▼

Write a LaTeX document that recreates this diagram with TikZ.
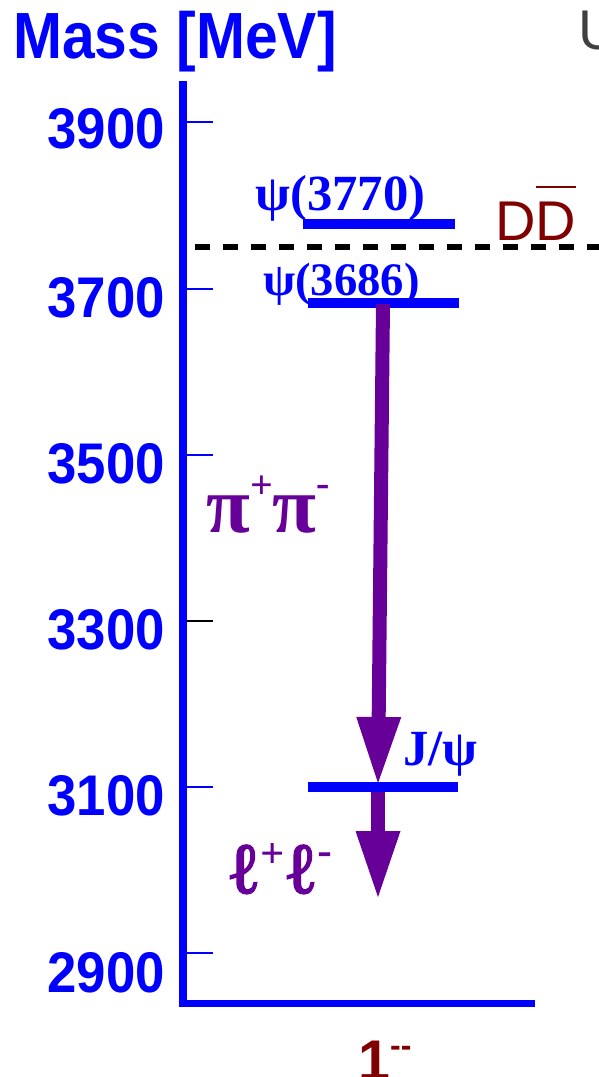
\documentclass[tikz,border=0pt]{standalone}
\usepackage{fontspec}
\setmainfont{Liberation Serif}
\newfontfamily\hel{Liberation Sans}
\newfontfamily\ellfont[FakeBold=2.5]{Liberation Serif}
\usetikzlibrary{arrows.meta}
\definecolor{massblue}{RGB}{0,0,255}
\definecolor{decaypurple}{RGB}{102,0,153}
\definecolor{thrred}{RGB}{128,0,0}
\newcommand\upsc[3][30]{\raisebox{#2}{\fontsize{#1}{#1}\selectfont #3}}
\tikzset{
  txt/.style={inner sep=0,anchor=base west},
  ticklbl/.style={inner sep=0,anchor=east,xscale=0.92,text=massblue,font=\hel\bfseries\fontsize{43}{43}\selectfont},
  statelbl/.style={txt,text=massblue,font=\bfseries\fontsize{38}{38}\selectfont},
  decaylbl/.style={txt,text=decaypurple,font=\bfseries\fontsize{60}{60}\selectfont},
  level/.style={massblue,line width=7.5pt},
  decay/.style={decaypurple,line width=10.5pt,-{Triangle[width=33.75pt,length=49.5pt,line width=0pt]}},
  thresh/.style={black,line width=4.5pt,dash pattern=on 11.25pt off 9.75pt}
}

\begin{document}
\begin{tikzpicture}[x=0.75pt,y=-0.75pt]
\useasboundingbox (0,0) rectangle (599,1077);

\coordinate (axtop) at (183,81);
\coordinate (axorig) at (183,1003.5);
\coordinate (axend) at (535,1003.5);
\draw[massblue,line width=5.4pt] (axtop) -- (axorig) -- (axend);
\node[txt,xscale=0.9,text=massblue,font=\hel\bfseries\fontsize{49}{49}\selectfont] (mass) at (13,59) {Mass [MeV]};

\foreach \m/\yy/\ly/\tc in {3900/122/129/massblue,3700/289/298/massblue,3500/455/464/massblue,3300/621/630/black,3100/787/796/massblue,2900/953/973/massblue} {
  \draw[\tc,line width=1.5pt] (187,\yy) -- (213,\yy);
  \node[ticklbl] (lbl\m) at (165,\ly) {\m};
}

\coordinate (ddL) at (195,247);
\coordinate (ddR) at (615,247);
\draw[thresh] (ddL) -- (ddR);
\node[txt,text=thrred,font=\hel\fontsize{42}{42}\selectfont] (dd) at (495,240) {D\makebox[0pt][l]{\rule[0.92em]{0.72em}{2.2pt}}D};

\draw[level] (303,224) coordinate (psiiiL) -- (455,224) coordinate (psiiiR);
\draw[level] (308,303) coordinate (psiiL) -- (459,303) coordinate (psiiR);
\draw[level] (308,787) coordinate (jpsiL) -- (458,787) coordinate (jpsiR);
\node[statelbl] (psi3770) at (255,210) {ψ(3770)};
\node[statelbl,font=\bfseries\fontsize{35}{35}\selectfont] (psi3686) at (263,295) {ψ(3686)};
\node[statelbl] (jpsi) at (403,765) {J/ψ};

\coordinate (psiiTop) at (383,304);
\coordinate (jpsiTip) at (378,783);
\coordinate (jpsiBot) at (378,792);
\coordinate (llTip) at (378,897);
\draw[decay] (psiiTop) -- (jpsiTip);
\draw[decay] (jpsiBot) -- (llTip);
\node[decaylbl] (pipi) at (206,532) {π\upsc{25pt}{+}π\upsc{27pt}{-}};
\node[decaylbl,font=\ellfont\fontsize{54}{54}\selectfont] (ll) at (226,893) {ℓ\upsc{20pt}{+}ℓ\upsc{22pt}{-}};

\node[txt,text=thrred,font=\hel\bfseries\fontsize{43}{43}\selectfont] (jpc) at (358,1080) {1\upsc[24]{18pt}{-{}-}};
\node[txt,text=black!75,font=\hel\fontsize{42}{42}\selectfont] (cut) at (578,50) {U};
\end{tikzpicture}
\end{document}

▲

> **Problem to solve**
Your copy of the data should match it exactly, except that pictures are left out.

> **Solution for this task**
Write a LaTeX document that recreates this diagram with TikZ.
\documentclass[tikz,border=0pt]{standalone}
\usepackage{fontspec}
\setmainfont{Liberation Serif}
\newfontfamily\hel{Liberation Sans}
\newfontfamily\ellfont[FakeBold=2.5]{Liberation Serif}
\usetikzlibrary{arrows.meta}
\definecolor{massblue}{RGB}{0,0,255}
\definecolor{decaypurple}{RGB}{102,0,153}
\definecolor{thrred}{RGB}{128,0,0}
\newcommand\upsc[3][30]{\raisebox{#2}{\fontsize{#1}{#1}\selectfont #3}}
\tikzset{
  txt/.style={inner sep=0,anchor=base west},
  ticklbl/.style={inner sep=0,anchor=east,xscale=0.92,text=massblue,font=\hel\bfseries\fontsize{43}{43}\selectfont},
  statelbl/.style={txt,text=massblue,font=\bfseries\fontsize{38}{38}\selectfont},
  decaylbl/.style={txt,text=decaypurple,font=\bfseries\fontsize{60}{60}\selectfont},
  level/.style={massblue,line width=7.5pt},
  decay/.style={decaypurple,line width=10.5pt,-{Triangle[width=33.75pt,length=49.5pt,line width=0pt]}},
  thresh/.style={black,line width=4.5pt,dash pattern=on 11.25pt off 9.75pt}
}

\begin{document}
\begin{tikzpicture}[x=0.75pt,y=-0.75pt]
\useasboundingbox (0,0) rectangle (599,1077);

\coordinate (axtop) at (183,81);
\coordinate (axorig) at (183,1003.5);
\coordinate (axend) at (535,1003.5);
\draw[massblue,line width=5.4pt] (axtop) -- (axorig) -- (axend);
\node[txt,xscale=0.9,text=massblue,font=\hel\bfseries\fontsize{49}{49}\selectfont] (mass) at (13,59) {Mass [MeV]};

\foreach \m/\yy/\ly/\tc in {3900/122/129/massblue,3700/289/298/massblue,3500/455/464/massblue,3300/621/630/black,3100/787/796/massblue,2900/953/973/massblue} {
  \draw[\tc,line width=1.5pt] (187,\yy) -- (213,\yy);
  \node[ticklbl] (lbl\m) at (165,\ly) {\m};
}

\coordinate (ddL) at (195,247);
\coordinate (ddR) at (615,247);
\draw[thresh] (ddL) -- (ddR);
\node[txt,text=thrred,font=\hel\fontsize{42}{42}\selectfont] (dd) at (495,240) {D\makebox[0pt][l]{\rule[0.92em]{0.72em}{2.2pt}}D};

\draw[level] (303,224) coordinate (psiiiL) -- (455,224) coordinate (psiiiR);
\draw[level] (308,303) coordinate (psiiL) -- (459,303) coordinate (psiiR);
\draw[level] (308,787) coordinate (jpsiL) -- (458,787) coordinate (jpsiR);
\node[statelbl] (psi3770) at (255,210) {ψ(3770)};
\node[statelbl,font=\bfseries\fontsize{35}{35}\selectfont] (psi3686) at (263,295) {ψ(3686)};
\node[statelbl] (jpsi) at (403,765) {J/ψ};

\coordinate (psiiTop) at (383,304);
\coordinate (jpsiTip) at (378,783);
\coordinate (jpsiBot) at (378,792);
\coordinate (llTip) at (378,897);
\draw[decay] (psiiTop) -- (jpsiTip);
\draw[decay] (jpsiBot) -- (llTip);
\node[decaylbl] (pipi) at (206,532) {π\upsc{25pt}{+}π\upsc{27pt}{-}};
\node[decaylbl,font=\ellfont\fontsize{54}{54}\selectfont] (ll) at (226,893) {ℓ\upsc{20pt}{+}ℓ\upsc{22pt}{-}};

\node[txt,text=thrred,font=\hel\bfseries\fontsize{43}{43}\selectfont] (jpc) at (358,1080) {1\upsc[24]{18pt}{-{}-}};
\node[txt,text=black!75,font=\hel\fontsize{42}{42}\selectfont] (cut) at (578,50) {U};
\end{tikzpicture}
\end{document}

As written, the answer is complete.